◆ **Job**
Your task is to output the listing word for word, with pictures excluded.
#### Collected data
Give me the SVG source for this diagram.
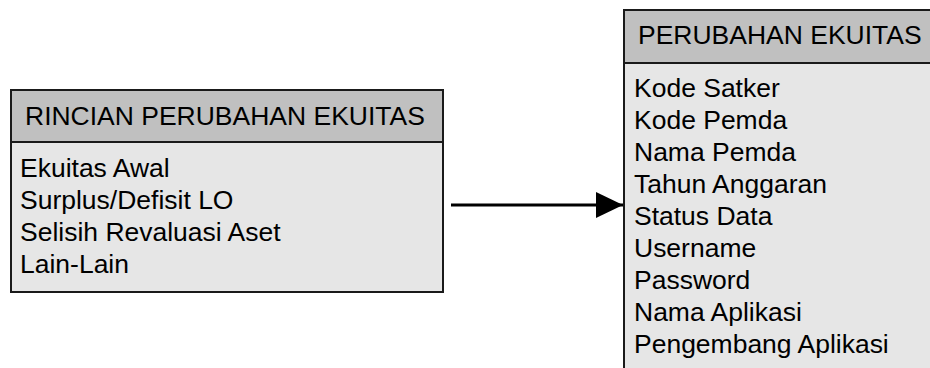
<svg xmlns="http://www.w3.org/2000/svg" width="930" height="368" viewBox="0 0 930 368">
<style>
  .hdr { fill: #c0c0c0; stroke: #1a1a1a; stroke-width: 2; }
  .body { fill: #e6e6e6; stroke: #1a1a1a; stroke-width: 2; }
  .t { font-family: "Liberation Sans", Arial, sans-serif; font-size: 25px; fill: #000; }
  .conn { stroke: #000; stroke-width: 3; fill: none; }
</style>
<defs>
  <marker id="arrow" markerUnits="userSpaceOnUse" markerWidth="28" markerHeight="28" refX="27" refY="13" orient="auto">
    <path d="M0,0 L27,13 L0,26 Z" fill="#000"/>
  </marker>
</defs>
<rect width="930" height="368" fill="#fff"/>
<g id="rincian-perubahan-ekuitas">
  <rect class="body" x="11" y="90" width="432" height="202"/>
  <rect class="hdr" x="11" y="90" width="432" height="52"/>
  <text class="t" transform="translate(25,125) scale(1.06,1)">RINCIAN PERUBAHAN EKUITAS</text>
  <text class="t" transform="translate(20,177) scale(1.06,1)">
    <tspan x="0" y="0">Ekuitas Awal</tspan>
    <tspan x="0" y="32">Surplus/Defisit LO</tspan>
    <tspan x="0" y="64">Selisih Revaluasi Aset</tspan>
    <tspan x="0" y="96">Lain-Lain</tspan>
  </text>
</g>
<g id="perubahan-ekuitas">
  <rect class="body" x="624" y="10" width="320" height="370"/>
  <rect class="hdr" x="624" y="10" width="320" height="53"/>
  <text class="t" transform="translate(638,43.5) scale(1.06,1)">PERUBAHAN EKUITAS</text>
  <text class="t" transform="translate(634,97) scale(1.06,1)">
    <tspan x="0" y="0">Kode Satker</tspan>
    <tspan x="0" y="32">Kode Pemda</tspan>
    <tspan x="0" y="64">Nama Pemda</tspan>
    <tspan x="0" y="96">Tahun Anggaran</tspan>
    <tspan x="0" y="128">Status Data</tspan>
    <tspan x="0" y="160">Username</tspan>
    <tspan x="0" y="192">Password</tspan>
    <tspan x="0" y="224">Nama Aplikasi</tspan>
    <tspan x="0" y="256">Pengembang Aplikasi</tspan>
  </text>
</g>
<g id="connectors">
  <line class="conn" x1="451" y1="205" x2="623" y2="205" marker-end="url(#arrow)"/>
</g>
</svg>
########
◆ **Response to the task**
Give me the SVG source for this diagram.
<svg xmlns="http://www.w3.org/2000/svg" width="930" height="368" viewBox="0 0 930 368">
<style>
  .hdr { fill: #c0c0c0; stroke: #1a1a1a; stroke-width: 2; }
  .body { fill: #e6e6e6; stroke: #1a1a1a; stroke-width: 2; }
  .t { font-family: "Liberation Sans", Arial, sans-serif; font-size: 25px; fill: #000; }
  .conn { stroke: #000; stroke-width: 3; fill: none; }
</style>
<defs>
  <marker id="arrow" markerUnits="userSpaceOnUse" markerWidth="28" markerHeight="28" refX="27" refY="13" orient="auto">
    <path d="M0,0 L27,13 L0,26 Z" fill="#000"/>
  </marker>
</defs>
<rect width="930" height="368" fill="#fff"/>
<g id="rincian-perubahan-ekuitas">
  <rect class="body" x="11" y="90" width="432" height="202"/>
  <rect class="hdr" x="11" y="90" width="432" height="52"/>
  <text class="t" transform="translate(25,125) scale(1.06,1)">RINCIAN PERUBAHAN EKUITAS</text>
  <text class="t" transform="translate(20,177) scale(1.06,1)">
    <tspan x="0" y="0">Ekuitas Awal</tspan>
    <tspan x="0" y="32">Surplus/Defisit LO</tspan>
    <tspan x="0" y="64">Selisih Revaluasi Aset</tspan>
    <tspan x="0" y="96">Lain-Lain</tspan>
  </text>
</g>
<g id="perubahan-ekuitas">
  <rect class="body" x="624" y="10" width="320" height="370"/>
  <rect class="hdr" x="624" y="10" width="320" height="53"/>
  <text class="t" transform="translate(638,43.5) scale(1.06,1)">PERUBAHAN EKUITAS</text>
  <text class="t" transform="translate(634,97) scale(1.06,1)">
    <tspan x="0" y="0">Kode Satker</tspan>
    <tspan x="0" y="32">Kode Pemda</tspan>
    <tspan x="0" y="64">Nama Pemda</tspan>
    <tspan x="0" y="96">Tahun Anggaran</tspan>
    <tspan x="0" y="128">Status Data</tspan>
    <tspan x="0" y="160">Username</tspan>
    <tspan x="0" y="192">Password</tspan>
    <tspan x="0" y="224">Nama Aplikasi</tspan>
    <tspan x="0" y="256">Pengembang Aplikasi</tspan>
  </text>
</g>
<g id="connectors">
  <line class="conn" x1="451" y1="205" x2="623" y2="205" marker-end="url(#arrow)"/>
</g>
</svg>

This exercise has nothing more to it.